In 1976 a Conference of Medical Royal Colleges and Faculties was formed. The need for a body such as Conference followed the formation of the increasing number of Colleges and Faculties, not only to consider Joint Consultative Committee (JCC) business, but also to promote the aim of jointly preserving standards in the best interests of medicine.
This Conference had 16 members (two from each of the major Colleges and one from each of the others, including the Scottish but not the Irish College). Until 1988, the Conference met quarterly on the day before JCC and always in London. At that time, it became apparent that additional meetings, the agenda for which was not circumscribed by JCC matters, were necessary if Conference was to maintain its voice on standards. This was seen to require a facility to receive reports from subcommittees and working parties, while taking into account the responsibilities and powers of individual Colleges, and reducing the possibility that the position of Colleges might be weakened by their own increasing numbers.

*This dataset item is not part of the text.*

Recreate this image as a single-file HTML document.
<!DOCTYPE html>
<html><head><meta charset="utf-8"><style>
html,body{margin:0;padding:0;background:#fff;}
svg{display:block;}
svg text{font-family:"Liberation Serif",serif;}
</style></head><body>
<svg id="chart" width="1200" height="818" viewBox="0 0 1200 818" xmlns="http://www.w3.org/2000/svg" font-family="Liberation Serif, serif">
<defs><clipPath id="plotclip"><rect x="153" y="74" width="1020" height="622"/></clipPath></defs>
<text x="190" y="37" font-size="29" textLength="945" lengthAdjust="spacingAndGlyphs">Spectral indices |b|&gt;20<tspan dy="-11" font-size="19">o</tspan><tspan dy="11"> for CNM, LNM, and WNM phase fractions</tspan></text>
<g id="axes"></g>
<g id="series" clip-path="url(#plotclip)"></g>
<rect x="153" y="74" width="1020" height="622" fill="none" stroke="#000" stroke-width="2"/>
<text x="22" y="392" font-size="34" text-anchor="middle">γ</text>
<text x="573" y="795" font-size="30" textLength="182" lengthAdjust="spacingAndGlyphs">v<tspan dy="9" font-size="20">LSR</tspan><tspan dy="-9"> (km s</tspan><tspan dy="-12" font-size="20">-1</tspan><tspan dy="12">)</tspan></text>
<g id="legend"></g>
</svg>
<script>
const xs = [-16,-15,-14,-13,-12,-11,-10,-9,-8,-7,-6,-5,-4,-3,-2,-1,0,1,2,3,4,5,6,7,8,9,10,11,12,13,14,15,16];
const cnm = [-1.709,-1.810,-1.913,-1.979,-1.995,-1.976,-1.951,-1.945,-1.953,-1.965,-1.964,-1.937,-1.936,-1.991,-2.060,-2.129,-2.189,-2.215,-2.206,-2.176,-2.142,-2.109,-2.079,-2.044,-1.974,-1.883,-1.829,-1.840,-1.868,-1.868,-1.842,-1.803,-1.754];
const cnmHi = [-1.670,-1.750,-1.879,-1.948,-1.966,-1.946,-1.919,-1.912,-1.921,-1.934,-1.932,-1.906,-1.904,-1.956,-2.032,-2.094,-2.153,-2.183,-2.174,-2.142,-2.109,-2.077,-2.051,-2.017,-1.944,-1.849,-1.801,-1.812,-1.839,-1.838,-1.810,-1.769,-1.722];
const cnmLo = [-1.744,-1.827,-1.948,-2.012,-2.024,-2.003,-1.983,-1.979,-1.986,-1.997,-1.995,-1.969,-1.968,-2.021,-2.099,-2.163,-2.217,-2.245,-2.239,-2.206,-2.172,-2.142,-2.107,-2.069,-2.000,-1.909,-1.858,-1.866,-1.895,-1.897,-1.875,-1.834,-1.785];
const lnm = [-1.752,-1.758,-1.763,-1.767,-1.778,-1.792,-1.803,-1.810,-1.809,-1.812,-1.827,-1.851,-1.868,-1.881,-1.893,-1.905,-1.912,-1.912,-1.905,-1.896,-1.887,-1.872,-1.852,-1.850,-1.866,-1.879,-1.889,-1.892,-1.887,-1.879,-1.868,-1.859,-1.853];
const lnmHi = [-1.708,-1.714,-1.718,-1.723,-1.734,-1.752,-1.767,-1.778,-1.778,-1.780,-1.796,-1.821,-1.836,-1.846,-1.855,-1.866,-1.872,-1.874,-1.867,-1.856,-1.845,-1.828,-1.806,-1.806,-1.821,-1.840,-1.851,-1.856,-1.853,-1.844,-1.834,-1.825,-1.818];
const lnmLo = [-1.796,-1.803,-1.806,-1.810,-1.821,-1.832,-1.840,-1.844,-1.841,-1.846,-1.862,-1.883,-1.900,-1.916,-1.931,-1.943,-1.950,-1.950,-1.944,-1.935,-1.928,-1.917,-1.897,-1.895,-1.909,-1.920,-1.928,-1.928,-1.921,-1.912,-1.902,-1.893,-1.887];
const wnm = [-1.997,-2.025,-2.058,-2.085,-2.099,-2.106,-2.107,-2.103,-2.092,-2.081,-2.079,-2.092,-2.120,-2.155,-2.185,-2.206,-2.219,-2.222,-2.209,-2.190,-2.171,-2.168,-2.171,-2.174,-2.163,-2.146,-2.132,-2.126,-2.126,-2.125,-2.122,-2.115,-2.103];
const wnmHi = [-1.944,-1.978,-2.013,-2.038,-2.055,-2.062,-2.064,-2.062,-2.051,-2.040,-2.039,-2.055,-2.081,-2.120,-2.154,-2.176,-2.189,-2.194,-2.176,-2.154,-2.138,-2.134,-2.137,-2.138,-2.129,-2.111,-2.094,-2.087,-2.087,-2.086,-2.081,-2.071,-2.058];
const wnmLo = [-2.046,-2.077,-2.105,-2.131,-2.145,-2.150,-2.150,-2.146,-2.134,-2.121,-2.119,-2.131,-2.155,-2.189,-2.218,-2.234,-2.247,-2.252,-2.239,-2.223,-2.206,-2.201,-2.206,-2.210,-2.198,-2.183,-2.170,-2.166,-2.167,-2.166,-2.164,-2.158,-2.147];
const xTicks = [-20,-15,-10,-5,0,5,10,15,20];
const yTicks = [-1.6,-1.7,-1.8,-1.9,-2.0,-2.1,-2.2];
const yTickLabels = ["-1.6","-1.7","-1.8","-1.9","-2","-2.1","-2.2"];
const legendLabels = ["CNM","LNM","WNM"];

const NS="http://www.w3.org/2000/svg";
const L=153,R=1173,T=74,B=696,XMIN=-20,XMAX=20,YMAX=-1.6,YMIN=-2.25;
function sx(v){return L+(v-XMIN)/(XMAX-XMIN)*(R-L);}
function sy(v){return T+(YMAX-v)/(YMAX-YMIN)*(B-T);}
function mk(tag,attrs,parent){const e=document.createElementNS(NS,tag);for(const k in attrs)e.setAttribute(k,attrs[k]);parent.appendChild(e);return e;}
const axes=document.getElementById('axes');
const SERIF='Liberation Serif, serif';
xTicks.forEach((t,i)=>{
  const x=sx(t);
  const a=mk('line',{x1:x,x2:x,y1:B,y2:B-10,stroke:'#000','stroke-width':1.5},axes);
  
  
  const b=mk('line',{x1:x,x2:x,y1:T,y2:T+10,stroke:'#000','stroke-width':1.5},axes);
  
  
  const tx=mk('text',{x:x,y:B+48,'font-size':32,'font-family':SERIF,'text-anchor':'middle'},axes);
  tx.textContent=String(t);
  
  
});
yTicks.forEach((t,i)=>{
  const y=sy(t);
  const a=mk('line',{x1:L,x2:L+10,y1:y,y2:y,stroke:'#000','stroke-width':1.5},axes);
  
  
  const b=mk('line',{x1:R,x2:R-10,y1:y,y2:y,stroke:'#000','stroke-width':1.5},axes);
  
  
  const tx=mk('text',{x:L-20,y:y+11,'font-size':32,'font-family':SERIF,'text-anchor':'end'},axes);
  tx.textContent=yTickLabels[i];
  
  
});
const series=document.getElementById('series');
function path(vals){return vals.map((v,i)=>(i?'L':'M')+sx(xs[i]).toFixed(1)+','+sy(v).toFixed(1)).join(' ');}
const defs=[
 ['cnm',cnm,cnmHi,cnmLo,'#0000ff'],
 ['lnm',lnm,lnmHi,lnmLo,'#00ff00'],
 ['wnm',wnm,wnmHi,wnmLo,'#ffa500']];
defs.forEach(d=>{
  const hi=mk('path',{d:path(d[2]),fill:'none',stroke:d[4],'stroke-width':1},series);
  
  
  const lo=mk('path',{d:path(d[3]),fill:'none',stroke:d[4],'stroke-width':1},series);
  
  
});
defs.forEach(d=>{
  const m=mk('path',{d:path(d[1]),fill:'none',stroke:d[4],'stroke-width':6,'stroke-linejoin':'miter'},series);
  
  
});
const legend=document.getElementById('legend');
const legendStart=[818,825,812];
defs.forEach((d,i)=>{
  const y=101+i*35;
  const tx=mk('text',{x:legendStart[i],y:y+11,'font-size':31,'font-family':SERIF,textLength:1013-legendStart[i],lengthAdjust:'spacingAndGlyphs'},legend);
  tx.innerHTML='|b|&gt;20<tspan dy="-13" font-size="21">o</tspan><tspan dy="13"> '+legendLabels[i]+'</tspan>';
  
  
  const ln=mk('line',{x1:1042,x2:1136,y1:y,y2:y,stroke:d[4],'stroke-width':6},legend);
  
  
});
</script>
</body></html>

In 1991 Conference set up a Working Party to investigate its future requirements, in terms of function, structure, name and secretarial support. There was a widespread recognition that Conference was increasingly important in assisting Medical Royal Colleges to establish and maintain high standards of patient care, through training and monitoring performance. The demands on the Chairman of Conference increased considerably, and it became impossible to be properly supported by the staff of one College alone.
It was therefore agreed that from January 1993 a Conference Office, staffed by an Executive Secretary, should be established in support of Conference, especially the Chairman and Honorary Secretary. A further member of staff was recruited in 1995.
In February 1996, it was agreed to invite the Presidents of the Royal College of Physicians of Ireland and the Royal College of Surgeons in Ireland to become full members of the Conference of Medical Royal Colleges.
In April 1996, the Conference of Medical Royal Colleges agreed to change its name to Academy of Medical Royal Colleges, and charitable status was granted in July.
In December 1996 the Royal College of Paediatrics and Child Health was elected as a full member and the College of Emergency Medicine became a member in 2008.
Over time, the Academy established a series of committees, generally comprising representatives from all member Colleges to oversee and direct its work.
A major review of the Academy’s governance was undertaken in 2009/10. Following the approval of the Charity Commission this resulted in the establishment of a Board of Trustees, which includes independently appointed members, to be responsible for the governance of the organisation separate from the Council of Academy members who would be responsible for healthcare policy and professional issues.
In January 2011 the Academy realised a long-term goal of moving into its own property. The Academy office is at 10 Dallington Street, London, EC1. The property has its own meeting rooms so, importantly, the Academy can host the majority of its meetings on its own premises.
Following the adoption of new governance arrangements, the Board of Trustees was established from April 2011. The Board comprises of four independently appointed external members (including the Chairman of the Board) two current College Presidents, the Academy Chairman and an independent Clinician Trustee.
The Academy now speaks on standards of care and medical education across the UK as the voice of over 200,000 doctors and drives improvement in heath and patient care.
Royal College of Surgeons of Edinburgh, 1505
Royal College of Physicians of London. 1518
Royal College of Physicians and Surgeons of Glasgow, 1599
Royal College of Physicians of Ireland, 1654
Royal College of Physicians of Edinburgh, 1681
Royal College of Surgeons of Ireland, 1784
Royal College of Surgeons of England, 1800
Royal College of Psychiatrists, 1841
Royal College of Ophthalmologists,* 1880
Royal College of Obstetricians & Gynaecologists, 1929
Royal College of Radiologists, 1939
Faculty of Dental Surgery, 1947
Royal College of Anaesthetists, 1948
Royal College of General Practitioners, 1952
Royal College of Pathologists, 1962
Faculty of Public Health Medicine, 1978
Faculty of Occupational Medicine, 1978
Faculty of Pharmaceutical Medicine, 1989
Faculty of Sexual and Reproductive Health, 1993
Royal College of Paediatrics and Child Health, 1996
Faculty of Sport and Exercise Medicine, 2006
Royal College of Emergency Medicine, 2008
Faculty of Intensive Care Medicine, 2011
*The Ophthalmological Society of the United Kingdom was founded in 1880 by Bowman and is considered to be the forerunner of the RCOphth, but the College itself separated from the RCS in 1988.